▶ [Your instructions] Print all the data, keeping every line exactly as it is.

▶ [Data extract]
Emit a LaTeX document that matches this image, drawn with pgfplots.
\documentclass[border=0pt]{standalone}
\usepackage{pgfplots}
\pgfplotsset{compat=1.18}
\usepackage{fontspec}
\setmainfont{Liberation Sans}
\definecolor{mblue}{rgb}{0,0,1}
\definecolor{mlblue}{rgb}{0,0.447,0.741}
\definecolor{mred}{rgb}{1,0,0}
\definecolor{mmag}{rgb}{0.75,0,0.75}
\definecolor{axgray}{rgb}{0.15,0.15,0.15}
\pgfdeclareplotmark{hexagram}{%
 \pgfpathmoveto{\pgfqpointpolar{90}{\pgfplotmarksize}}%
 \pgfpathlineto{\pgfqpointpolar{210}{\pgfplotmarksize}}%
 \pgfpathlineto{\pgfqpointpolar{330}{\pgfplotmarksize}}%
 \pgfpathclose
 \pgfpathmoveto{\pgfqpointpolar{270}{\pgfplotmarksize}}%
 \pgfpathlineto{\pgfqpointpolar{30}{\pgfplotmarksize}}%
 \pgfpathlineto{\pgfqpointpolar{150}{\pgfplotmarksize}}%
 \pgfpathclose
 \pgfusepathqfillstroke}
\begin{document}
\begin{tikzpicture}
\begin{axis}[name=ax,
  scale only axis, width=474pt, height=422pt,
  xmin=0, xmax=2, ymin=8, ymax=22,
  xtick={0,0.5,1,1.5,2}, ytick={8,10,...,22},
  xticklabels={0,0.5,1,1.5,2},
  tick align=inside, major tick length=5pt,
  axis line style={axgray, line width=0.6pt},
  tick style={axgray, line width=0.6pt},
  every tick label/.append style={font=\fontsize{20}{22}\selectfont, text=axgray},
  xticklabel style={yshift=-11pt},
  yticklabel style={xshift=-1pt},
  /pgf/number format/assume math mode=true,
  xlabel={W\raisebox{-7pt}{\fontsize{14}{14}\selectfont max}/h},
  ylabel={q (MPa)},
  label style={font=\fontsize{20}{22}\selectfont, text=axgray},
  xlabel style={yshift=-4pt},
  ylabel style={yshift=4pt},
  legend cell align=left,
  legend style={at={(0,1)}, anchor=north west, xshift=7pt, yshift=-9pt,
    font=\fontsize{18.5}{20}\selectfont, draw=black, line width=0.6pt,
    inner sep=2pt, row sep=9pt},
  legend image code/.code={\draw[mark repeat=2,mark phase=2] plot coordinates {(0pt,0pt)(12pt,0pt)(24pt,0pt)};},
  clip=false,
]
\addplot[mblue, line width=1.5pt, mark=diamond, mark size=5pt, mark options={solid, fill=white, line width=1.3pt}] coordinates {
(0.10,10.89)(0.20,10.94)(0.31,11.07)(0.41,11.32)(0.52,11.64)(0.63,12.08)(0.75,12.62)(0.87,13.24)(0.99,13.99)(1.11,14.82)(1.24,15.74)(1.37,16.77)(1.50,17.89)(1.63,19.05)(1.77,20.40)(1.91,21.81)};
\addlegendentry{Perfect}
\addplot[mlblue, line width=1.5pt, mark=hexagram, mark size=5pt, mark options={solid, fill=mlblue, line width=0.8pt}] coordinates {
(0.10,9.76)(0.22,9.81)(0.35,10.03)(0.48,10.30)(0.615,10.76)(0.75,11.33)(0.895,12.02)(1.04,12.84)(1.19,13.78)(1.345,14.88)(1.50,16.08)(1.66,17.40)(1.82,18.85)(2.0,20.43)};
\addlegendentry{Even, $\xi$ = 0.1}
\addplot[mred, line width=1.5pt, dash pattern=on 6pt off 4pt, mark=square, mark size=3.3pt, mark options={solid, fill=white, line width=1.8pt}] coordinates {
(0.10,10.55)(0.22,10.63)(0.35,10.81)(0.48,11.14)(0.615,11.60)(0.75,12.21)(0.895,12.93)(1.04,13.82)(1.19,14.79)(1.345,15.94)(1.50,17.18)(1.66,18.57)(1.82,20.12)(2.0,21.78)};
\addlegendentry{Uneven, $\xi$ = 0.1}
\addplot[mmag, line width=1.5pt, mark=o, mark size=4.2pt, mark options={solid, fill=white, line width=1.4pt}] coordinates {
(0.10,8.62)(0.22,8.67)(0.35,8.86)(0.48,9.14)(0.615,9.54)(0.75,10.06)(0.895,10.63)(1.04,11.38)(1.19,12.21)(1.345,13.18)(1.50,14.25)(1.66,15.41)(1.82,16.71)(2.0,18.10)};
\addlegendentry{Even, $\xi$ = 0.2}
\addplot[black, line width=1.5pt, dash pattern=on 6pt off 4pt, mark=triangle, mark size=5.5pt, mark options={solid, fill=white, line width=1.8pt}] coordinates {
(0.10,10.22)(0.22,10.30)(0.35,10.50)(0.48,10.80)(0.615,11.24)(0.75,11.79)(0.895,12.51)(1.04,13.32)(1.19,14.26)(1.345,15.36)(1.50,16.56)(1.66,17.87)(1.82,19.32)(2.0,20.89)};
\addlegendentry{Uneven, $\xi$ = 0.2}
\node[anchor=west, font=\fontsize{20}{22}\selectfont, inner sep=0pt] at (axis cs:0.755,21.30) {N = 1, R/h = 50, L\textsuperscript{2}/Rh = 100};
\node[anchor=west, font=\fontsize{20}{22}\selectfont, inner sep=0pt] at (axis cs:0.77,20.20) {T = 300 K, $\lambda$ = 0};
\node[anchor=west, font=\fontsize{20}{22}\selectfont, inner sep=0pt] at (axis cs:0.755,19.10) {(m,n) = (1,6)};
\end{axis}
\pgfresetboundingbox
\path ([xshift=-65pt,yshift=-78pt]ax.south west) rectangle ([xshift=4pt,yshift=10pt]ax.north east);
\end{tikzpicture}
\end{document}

▶ [Exercise output]
Emit a LaTeX document that matches this image, drawn with pgfplots.
\documentclass[border=0pt]{standalone}
\usepackage{pgfplots}
\pgfplotsset{compat=1.18}
\usepackage{fontspec}
\setmainfont{Liberation Sans}
\definecolor{mblue}{rgb}{0,0,1}
\definecolor{mlblue}{rgb}{0,0.447,0.741}
\definecolor{mred}{rgb}{1,0,0}
\definecolor{mmag}{rgb}{0.75,0,0.75}
\definecolor{axgray}{rgb}{0.15,0.15,0.15}
\pgfdeclareplotmark{hexagram}{%
 \pgfpathmoveto{\pgfqpointpolar{90}{\pgfplotmarksize}}%
 \pgfpathlineto{\pgfqpointpolar{210}{\pgfplotmarksize}}%
 \pgfpathlineto{\pgfqpointpolar{330}{\pgfplotmarksize}}%
 \pgfpathclose
 \pgfpathmoveto{\pgfqpointpolar{270}{\pgfplotmarksize}}%
 \pgfpathlineto{\pgfqpointpolar{30}{\pgfplotmarksize}}%
 \pgfpathlineto{\pgfqpointpolar{150}{\pgfplotmarksize}}%
 \pgfpathclose
 \pgfusepathqfillstroke}
\begin{document}
\begin{tikzpicture}
\begin{axis}[name=ax,
  scale only axis, width=474pt, height=422pt,
  xmin=0, xmax=2, ymin=8, ymax=22,
  xtick={0,0.5,1,1.5,2}, ytick={8,10,...,22},
  xticklabels={0,0.5,1,1.5,2},
  tick align=inside, major tick length=5pt,
  axis line style={axgray, line width=0.6pt},
  tick style={axgray, line width=0.6pt},
  every tick label/.append style={font=\fontsize{20}{22}\selectfont, text=axgray},
  xticklabel style={yshift=-11pt},
  yticklabel style={xshift=-1pt},
  /pgf/number format/assume math mode=true,
  xlabel={W\raisebox{-7pt}{\fontsize{14}{14}\selectfont max}/h},
  ylabel={q (MPa)},
  label style={font=\fontsize{20}{22}\selectfont, text=axgray},
  xlabel style={yshift=-4pt},
  ylabel style={yshift=4pt},
  legend cell align=left,
  legend style={at={(0,1)}, anchor=north west, xshift=7pt, yshift=-9pt,
    font=\fontsize{18.5}{20}\selectfont, draw=black, line width=0.6pt,
    inner sep=2pt, row sep=9pt},
  legend image code/.code={\draw[mark repeat=2,mark phase=2] plot coordinates {(0pt,0pt)(12pt,0pt)(24pt,0pt)};},
  clip=false,
]
\addplot[mblue, line width=1.5pt, mark=diamond, mark size=5pt, mark options={solid, fill=white, line width=1.3pt}] coordinates {
(0.10,10.89)(0.20,10.94)(0.31,11.07)(0.41,11.32)(0.52,11.64)(0.63,12.08)(0.75,12.62)(0.87,13.24)(0.99,13.99)(1.11,14.82)(1.24,15.74)(1.37,16.77)(1.50,17.89)(1.63,19.05)(1.77,20.40)(1.91,21.81)};
\addlegendentry{Perfect}
\addplot[mlblue, line width=1.5pt, mark=hexagram, mark size=5pt, mark options={solid, fill=mlblue, line width=0.8pt}] coordinates {
(0.10,9.76)(0.22,9.81)(0.35,10.03)(0.48,10.30)(0.615,10.76)(0.75,11.33)(0.895,12.02)(1.04,12.84)(1.19,13.78)(1.345,14.88)(1.50,16.08)(1.66,17.40)(1.82,18.85)(2.0,20.43)};
\addlegendentry{Even, $\xi$ = 0.1}
\addplot[mred, line width=1.5pt, dash pattern=on 6pt off 4pt, mark=square, mark size=3.3pt, mark options={solid, fill=white, line width=1.8pt}] coordinates {
(0.10,10.55)(0.22,10.63)(0.35,10.81)(0.48,11.14)(0.615,11.60)(0.75,12.21)(0.895,12.93)(1.04,13.82)(1.19,14.79)(1.345,15.94)(1.50,17.18)(1.66,18.57)(1.82,20.12)(2.0,21.78)};
\addlegendentry{Uneven, $\xi$ = 0.1}
\addplot[mmag, line width=1.5pt, mark=o, mark size=4.2pt, mark options={solid, fill=white, line width=1.4pt}] coordinates {
(0.10,8.62)(0.22,8.67)(0.35,8.86)(0.48,9.14)(0.615,9.54)(0.75,10.06)(0.895,10.63)(1.04,11.38)(1.19,12.21)(1.345,13.18)(1.50,14.25)(1.66,15.41)(1.82,16.71)(2.0,18.10)};
\addlegendentry{Even, $\xi$ = 0.2}
\addplot[black, line width=1.5pt, dash pattern=on 6pt off 4pt, mark=triangle, mark size=5.5pt, mark options={solid, fill=white, line width=1.8pt}] coordinates {
(0.10,10.22)(0.22,10.30)(0.35,10.50)(0.48,10.80)(0.615,11.24)(0.75,11.79)(0.895,12.51)(1.04,13.32)(1.19,14.26)(1.345,15.36)(1.50,16.56)(1.66,17.87)(1.82,19.32)(2.0,20.89)};
\addlegendentry{Uneven, $\xi$ = 0.2}
\node[anchor=west, font=\fontsize{20}{22}\selectfont, inner sep=0pt] at (axis cs:0.755,21.30) {N = 1, R/h = 50, L\textsuperscript{2}/Rh = 100};
\node[anchor=west, font=\fontsize{20}{22}\selectfont, inner sep=0pt] at (axis cs:0.77,20.20) {T = 300 K, $\lambda$ = 0};
\node[anchor=west, font=\fontsize{20}{22}\selectfont, inner sep=0pt] at (axis cs:0.755,19.10) {(m,n) = (1,6)};
\end{axis}
\pgfresetboundingbox
\path ([xshift=-65pt,yshift=-78pt]ax.south west) rectangle ([xshift=4pt,yshift=10pt]ax.north east);
\end{tikzpicture}
\end{document}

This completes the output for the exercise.